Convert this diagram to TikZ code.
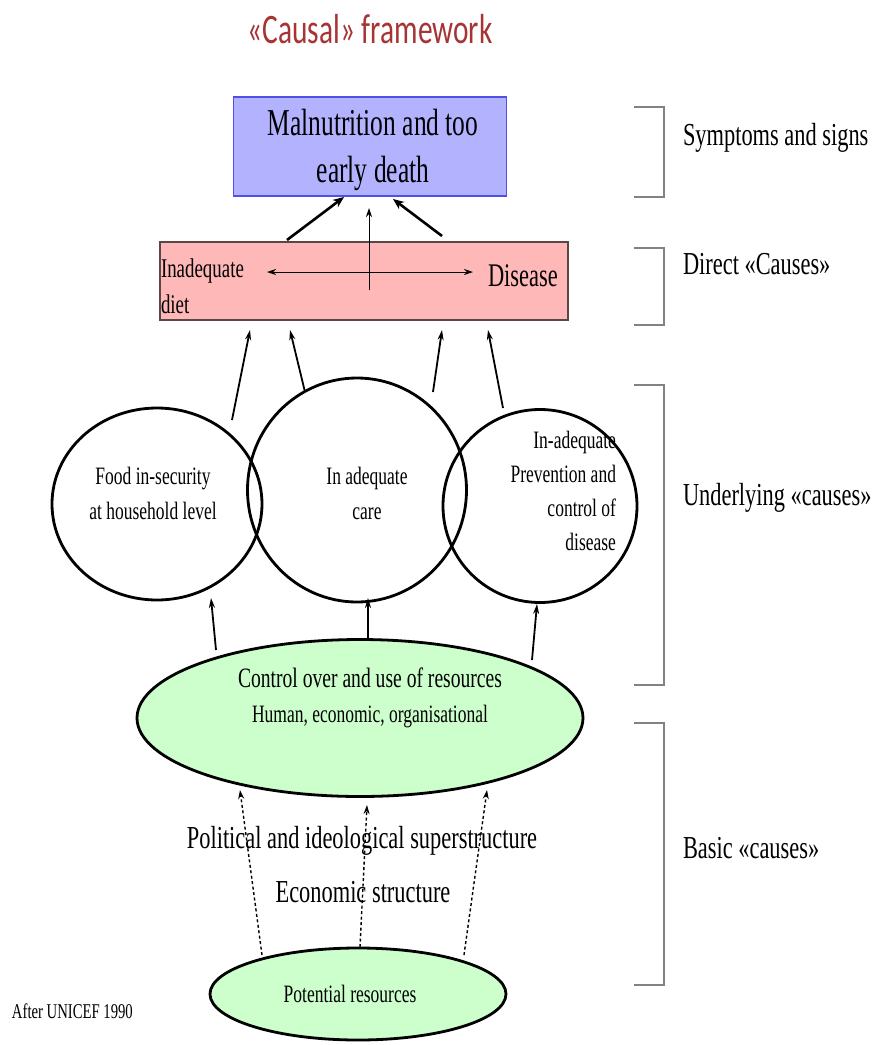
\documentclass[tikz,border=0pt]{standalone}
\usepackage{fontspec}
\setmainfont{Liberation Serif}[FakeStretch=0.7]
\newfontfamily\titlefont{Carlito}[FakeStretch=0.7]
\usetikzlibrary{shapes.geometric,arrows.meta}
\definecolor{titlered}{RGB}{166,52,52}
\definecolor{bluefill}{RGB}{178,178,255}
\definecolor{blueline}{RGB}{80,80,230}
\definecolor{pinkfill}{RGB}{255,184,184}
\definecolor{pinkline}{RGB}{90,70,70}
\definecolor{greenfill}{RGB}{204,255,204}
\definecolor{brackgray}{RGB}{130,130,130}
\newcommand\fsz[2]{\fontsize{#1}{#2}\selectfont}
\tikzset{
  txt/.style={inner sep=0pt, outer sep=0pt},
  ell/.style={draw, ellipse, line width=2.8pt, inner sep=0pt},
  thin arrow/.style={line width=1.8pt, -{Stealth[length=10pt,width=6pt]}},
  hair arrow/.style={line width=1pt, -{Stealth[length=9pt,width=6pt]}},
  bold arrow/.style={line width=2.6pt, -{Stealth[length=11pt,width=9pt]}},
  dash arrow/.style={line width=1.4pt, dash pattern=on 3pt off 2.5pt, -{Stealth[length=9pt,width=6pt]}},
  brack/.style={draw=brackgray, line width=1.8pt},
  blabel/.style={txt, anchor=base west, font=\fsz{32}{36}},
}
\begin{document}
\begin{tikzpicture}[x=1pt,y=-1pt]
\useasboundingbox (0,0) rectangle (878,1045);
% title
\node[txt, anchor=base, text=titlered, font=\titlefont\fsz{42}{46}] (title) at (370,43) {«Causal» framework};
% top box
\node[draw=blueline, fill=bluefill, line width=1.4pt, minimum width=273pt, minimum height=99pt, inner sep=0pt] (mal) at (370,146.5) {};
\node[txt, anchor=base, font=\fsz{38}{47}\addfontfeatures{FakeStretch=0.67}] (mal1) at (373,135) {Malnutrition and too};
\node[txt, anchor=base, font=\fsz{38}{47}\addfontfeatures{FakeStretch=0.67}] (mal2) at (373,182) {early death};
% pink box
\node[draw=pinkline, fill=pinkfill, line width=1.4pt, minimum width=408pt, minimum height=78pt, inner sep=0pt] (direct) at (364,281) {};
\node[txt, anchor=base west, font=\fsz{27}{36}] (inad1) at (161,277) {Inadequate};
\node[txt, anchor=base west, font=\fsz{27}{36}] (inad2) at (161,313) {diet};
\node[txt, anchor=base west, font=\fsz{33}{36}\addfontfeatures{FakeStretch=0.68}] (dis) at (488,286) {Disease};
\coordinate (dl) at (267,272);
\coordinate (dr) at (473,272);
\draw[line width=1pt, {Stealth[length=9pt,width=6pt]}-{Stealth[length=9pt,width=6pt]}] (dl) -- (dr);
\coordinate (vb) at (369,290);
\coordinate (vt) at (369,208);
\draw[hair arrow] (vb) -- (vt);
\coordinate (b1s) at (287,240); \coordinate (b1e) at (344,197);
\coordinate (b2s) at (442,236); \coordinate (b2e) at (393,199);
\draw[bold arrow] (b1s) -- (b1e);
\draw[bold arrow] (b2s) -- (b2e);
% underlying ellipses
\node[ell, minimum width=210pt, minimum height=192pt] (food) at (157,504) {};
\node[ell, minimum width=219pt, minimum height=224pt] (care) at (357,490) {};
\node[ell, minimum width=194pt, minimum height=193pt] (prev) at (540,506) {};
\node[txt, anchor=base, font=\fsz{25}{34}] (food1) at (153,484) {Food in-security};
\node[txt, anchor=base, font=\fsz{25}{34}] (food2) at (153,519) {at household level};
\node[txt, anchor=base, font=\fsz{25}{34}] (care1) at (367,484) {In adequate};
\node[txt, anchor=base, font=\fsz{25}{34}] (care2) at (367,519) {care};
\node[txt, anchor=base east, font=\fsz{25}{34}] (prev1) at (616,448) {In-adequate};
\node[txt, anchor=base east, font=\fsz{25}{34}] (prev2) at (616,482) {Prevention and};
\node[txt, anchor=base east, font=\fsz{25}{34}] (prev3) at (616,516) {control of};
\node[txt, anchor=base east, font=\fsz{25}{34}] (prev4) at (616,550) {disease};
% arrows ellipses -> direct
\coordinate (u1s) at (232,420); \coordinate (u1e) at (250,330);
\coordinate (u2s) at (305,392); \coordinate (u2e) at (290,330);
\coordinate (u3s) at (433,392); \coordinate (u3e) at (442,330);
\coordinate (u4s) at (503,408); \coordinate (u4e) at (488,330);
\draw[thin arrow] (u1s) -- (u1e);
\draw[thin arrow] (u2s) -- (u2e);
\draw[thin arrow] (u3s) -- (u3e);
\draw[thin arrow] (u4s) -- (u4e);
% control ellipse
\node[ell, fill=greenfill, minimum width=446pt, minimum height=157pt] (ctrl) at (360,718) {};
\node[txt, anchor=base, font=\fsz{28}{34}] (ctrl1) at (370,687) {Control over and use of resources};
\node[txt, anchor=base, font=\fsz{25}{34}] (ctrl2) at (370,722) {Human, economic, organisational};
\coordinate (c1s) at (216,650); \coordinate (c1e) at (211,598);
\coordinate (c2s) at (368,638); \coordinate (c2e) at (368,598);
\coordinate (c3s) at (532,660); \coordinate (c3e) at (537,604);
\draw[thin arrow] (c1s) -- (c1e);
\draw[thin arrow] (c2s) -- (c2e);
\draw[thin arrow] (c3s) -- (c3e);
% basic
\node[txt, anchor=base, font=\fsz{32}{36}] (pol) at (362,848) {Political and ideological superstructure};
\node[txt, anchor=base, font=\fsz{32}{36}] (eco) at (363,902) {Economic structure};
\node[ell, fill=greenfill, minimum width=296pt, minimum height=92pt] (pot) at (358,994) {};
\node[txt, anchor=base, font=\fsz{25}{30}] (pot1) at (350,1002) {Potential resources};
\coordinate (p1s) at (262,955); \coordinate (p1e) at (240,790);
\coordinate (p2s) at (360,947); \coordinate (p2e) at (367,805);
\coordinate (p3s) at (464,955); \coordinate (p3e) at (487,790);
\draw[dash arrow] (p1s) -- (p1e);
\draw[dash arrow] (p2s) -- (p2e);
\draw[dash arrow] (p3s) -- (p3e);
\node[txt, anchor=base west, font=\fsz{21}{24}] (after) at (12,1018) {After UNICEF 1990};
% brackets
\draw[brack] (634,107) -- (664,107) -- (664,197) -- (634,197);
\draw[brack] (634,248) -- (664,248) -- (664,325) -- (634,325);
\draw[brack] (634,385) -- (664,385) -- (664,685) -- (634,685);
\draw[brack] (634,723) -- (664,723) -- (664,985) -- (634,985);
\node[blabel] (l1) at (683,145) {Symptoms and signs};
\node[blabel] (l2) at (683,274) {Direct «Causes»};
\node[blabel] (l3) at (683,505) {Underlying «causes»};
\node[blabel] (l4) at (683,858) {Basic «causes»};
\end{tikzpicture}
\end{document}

----

WHAT TO DO » Omit any images, then output the listing exactly.

COMPLETED EXERCISE »
Convert this diagram to TikZ code.
\documentclass[tikz,border=0pt]{standalone}
\usepackage{fontspec}
\setmainfont{Liberation Serif}[FakeStretch=0.7]
\newfontfamily\titlefont{Carlito}[FakeStretch=0.7]
\usetikzlibrary{shapes.geometric,arrows.meta}
\definecolor{titlered}{RGB}{166,52,52}
\definecolor{bluefill}{RGB}{178,178,255}
\definecolor{blueline}{RGB}{80,80,230}
\definecolor{pinkfill}{RGB}{255,184,184}
\definecolor{pinkline}{RGB}{90,70,70}
\definecolor{greenfill}{RGB}{204,255,204}
\definecolor{brackgray}{RGB}{130,130,130}
\newcommand\fsz[2]{\fontsize{#1}{#2}\selectfont}
\tikzset{
  txt/.style={inner sep=0pt, outer sep=0pt},
  ell/.style={draw, ellipse, line width=2.8pt, inner sep=0pt},
  thin arrow/.style={line width=1.8pt, -{Stealth[length=10pt,width=6pt]}},
  hair arrow/.style={line width=1pt, -{Stealth[length=9pt,width=6pt]}},
  bold arrow/.style={line width=2.6pt, -{Stealth[length=11pt,width=9pt]}},
  dash arrow/.style={line width=1.4pt, dash pattern=on 3pt off 2.5pt, -{Stealth[length=9pt,width=6pt]}},
  brack/.style={draw=brackgray, line width=1.8pt},
  blabel/.style={txt, anchor=base west, font=\fsz{32}{36}},
}
\begin{document}
\begin{tikzpicture}[x=1pt,y=-1pt]
\useasboundingbox (0,0) rectangle (878,1045);
% title
\node[txt, anchor=base, text=titlered, font=\titlefont\fsz{42}{46}] (title) at (370,43) {«Causal» framework};
% top box
\node[draw=blueline, fill=bluefill, line width=1.4pt, minimum width=273pt, minimum height=99pt, inner sep=0pt] (mal) at (370,146.5) {};
\node[txt, anchor=base, font=\fsz{38}{47}\addfontfeatures{FakeStretch=0.67}] (mal1) at (373,135) {Malnutrition and too};
\node[txt, anchor=base, font=\fsz{38}{47}\addfontfeatures{FakeStretch=0.67}] (mal2) at (373,182) {early death};
% pink box
\node[draw=pinkline, fill=pinkfill, line width=1.4pt, minimum width=408pt, minimum height=78pt, inner sep=0pt] (direct) at (364,281) {};
\node[txt, anchor=base west, font=\fsz{27}{36}] (inad1) at (161,277) {Inadequate};
\node[txt, anchor=base west, font=\fsz{27}{36}] (inad2) at (161,313) {diet};
\node[txt, anchor=base west, font=\fsz{33}{36}\addfontfeatures{FakeStretch=0.68}] (dis) at (488,286) {Disease};
\coordinate (dl) at (267,272);
\coordinate (dr) at (473,272);
\draw[line width=1pt, {Stealth[length=9pt,width=6pt]}-{Stealth[length=9pt,width=6pt]}] (dl) -- (dr);
\coordinate (vb) at (369,290);
\coordinate (vt) at (369,208);
\draw[hair arrow] (vb) -- (vt);
\coordinate (b1s) at (287,240); \coordinate (b1e) at (344,197);
\coordinate (b2s) at (442,236); \coordinate (b2e) at (393,199);
\draw[bold arrow] (b1s) -- (b1e);
\draw[bold arrow] (b2s) -- (b2e);
% underlying ellipses
\node[ell, minimum width=210pt, minimum height=192pt] (food) at (157,504) {};
\node[ell, minimum width=219pt, minimum height=224pt] (care) at (357,490) {};
\node[ell, minimum width=194pt, minimum height=193pt] (prev) at (540,506) {};
\node[txt, anchor=base, font=\fsz{25}{34}] (food1) at (153,484) {Food in-security};
\node[txt, anchor=base, font=\fsz{25}{34}] (food2) at (153,519) {at household level};
\node[txt, anchor=base, font=\fsz{25}{34}] (care1) at (367,484) {In adequate};
\node[txt, anchor=base, font=\fsz{25}{34}] (care2) at (367,519) {care};
\node[txt, anchor=base east, font=\fsz{25}{34}] (prev1) at (616,448) {In-adequate};
\node[txt, anchor=base east, font=\fsz{25}{34}] (prev2) at (616,482) {Prevention and};
\node[txt, anchor=base east, font=\fsz{25}{34}] (prev3) at (616,516) {control of};
\node[txt, anchor=base east, font=\fsz{25}{34}] (prev4) at (616,550) {disease};
% arrows ellipses -> direct
\coordinate (u1s) at (232,420); \coordinate (u1e) at (250,330);
\coordinate (u2s) at (305,392); \coordinate (u2e) at (290,330);
\coordinate (u3s) at (433,392); \coordinate (u3e) at (442,330);
\coordinate (u4s) at (503,408); \coordinate (u4e) at (488,330);
\draw[thin arrow] (u1s) -- (u1e);
\draw[thin arrow] (u2s) -- (u2e);
\draw[thin arrow] (u3s) -- (u3e);
\draw[thin arrow] (u4s) -- (u4e);
% control ellipse
\node[ell, fill=greenfill, minimum width=446pt, minimum height=157pt] (ctrl) at (360,718) {};
\node[txt, anchor=base, font=\fsz{28}{34}] (ctrl1) at (370,687) {Control over and use of resources};
\node[txt, anchor=base, font=\fsz{25}{34}] (ctrl2) at (370,722) {Human, economic, organisational};
\coordinate (c1s) at (216,650); \coordinate (c1e) at (211,598);
\coordinate (c2s) at (368,638); \coordinate (c2e) at (368,598);
\coordinate (c3s) at (532,660); \coordinate (c3e) at (537,604);
\draw[thin arrow] (c1s) -- (c1e);
\draw[thin arrow] (c2s) -- (c2e);
\draw[thin arrow] (c3s) -- (c3e);
% basic
\node[txt, anchor=base, font=\fsz{32}{36}] (pol) at (362,848) {Political and ideological superstructure};
\node[txt, anchor=base, font=\fsz{32}{36}] (eco) at (363,902) {Economic structure};
\node[ell, fill=greenfill, minimum width=296pt, minimum height=92pt] (pot) at (358,994) {};
\node[txt, anchor=base, font=\fsz{25}{30}] (pot1) at (350,1002) {Potential resources};
\coordinate (p1s) at (262,955); \coordinate (p1e) at (240,790);
\coordinate (p2s) at (360,947); \coordinate (p2e) at (367,805);
\coordinate (p3s) at (464,955); \coordinate (p3e) at (487,790);
\draw[dash arrow] (p1s) -- (p1e);
\draw[dash arrow] (p2s) -- (p2e);
\draw[dash arrow] (p3s) -- (p3e);
\node[txt, anchor=base west, font=\fsz{21}{24}] (after) at (12,1018) {After UNICEF 1990};
% brackets
\draw[brack] (634,107) -- (664,107) -- (664,197) -- (634,197);
\draw[brack] (634,248) -- (664,248) -- (664,325) -- (634,325);
\draw[brack] (634,385) -- (664,385) -- (664,685) -- (634,685);
\draw[brack] (634,723) -- (664,723) -- (664,985) -- (634,985);
\node[blabel] (l1) at (683,145) {Symptoms and signs};
\node[blabel] (l2) at (683,274) {Direct «Causes»};
\node[blabel] (l3) at (683,505) {Underlying «causes»};
\node[blabel] (l4) at (683,858) {Basic «causes»};
\end{tikzpicture}
\end{document}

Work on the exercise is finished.